Going against the government's message
The decision by Nationwide goes against prime minister Gordon Brown and chancellor of the Exchequer Alistair Darling's attempt to bring banks and businesses in line with any decisions made by the monetary policy committee (MPC).
Commenting on the announcement, a Treasury aide says: "The chancellor has repeatedly made clear that he expects lenders to do their best to help their customers through these difficult times."
Andrew Montlake, partner of broker Cobalt Capital, tells the Times that while borrowers may be disappointed that they are not going to enjoy the benefits of a tracker mortgage - with potential low interest rates one reason for taking one out in the first place - banks and building societies do need to look after their own profits.
And Ray Boulger, from broker John Charcol, highlights that Nationwide has always been clear about its terms and conditions. Indeed, the building society did not enforce its own small print on cash-strapped Brits when the interest rate dropped to two per cent. But this may have led to some homeowners expecting the same treatment if Thursday (January 8th) reveals a further drop by the monetary policy committee.
The interest rate crystal ball
Writing for the Telegraph, Edmund Conway says that many sector commentators are predicting an interest rate cut of 75 basis points, although some are considering a full percentage point drop. However, he questions whether the Bank will take such action - which would see the lowest interest rate in its history. Mr Conway states that a further decline will penalise savers and that like Nationwide, other lenders may decide to freeze the rates on their tracker mortgages, as well as other products on the market.
"I would be surprised at anything more than a 50 basis point cut - though it has to be said in recent months the MPC has made a habit of surprising everybody," Mr Conway states.
Speaking to the Independent, Philip Shaw, UK economist at Investec, claims that the effects of previous interest rate cuts have not come to light yet and so the MPC may drop the rate down to 1.5 per cent only.
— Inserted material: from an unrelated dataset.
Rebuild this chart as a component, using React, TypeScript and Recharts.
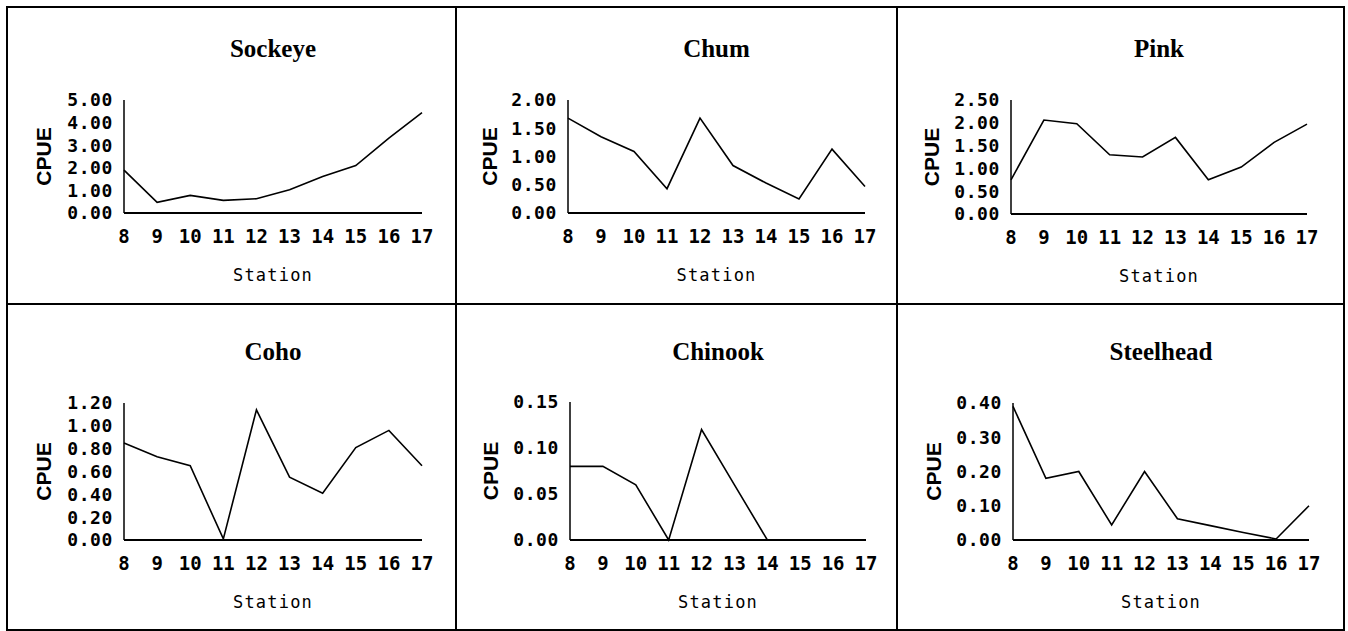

Furthermore, the value of sterling has fallen, meaning that the Bank may want to keep interest rates at a slightly higher level to counter the effect of this.
But he concludes: "It is possible that the MPC opts for a more aggressive 75 basis points or even 100 basis points move."
So what about other lenders?
One month on from the historic two per cent interest rate decision and how has this impacted the average Briton? A report by Moneyfacts notes that over three-quarters of mortgage providers have announced a cut to their standard variable rate (SVR), while 19 lenders opted to pass the decline on in full. Five lenders still have their SVR at 6.5 per cent or above and include the Darlington, Stroud and Swindon, Market Harborough, Kent Reliance and Chesham building societies.
"Some building societies are opting not to cut their SVR so they can offer higher rates to their savers. However, the three lenders with the highest SVRs have all cut savings rates by more than the base rate cut, with Stroud and Swindon building society cutting rates by up to 2.50 per cent and Kent Reliance building society cutting rates by up to two per cent," Michelle Slade, analyst at Moneyfacts.co.uk, comments.
So it looks like savers and mortgage borrowers alike may have to await the MPC decision on Thursday and see which lenders pass on the cut through mortgage reductions, or decide to help their savers by refusing to follow the direction the Bank takes.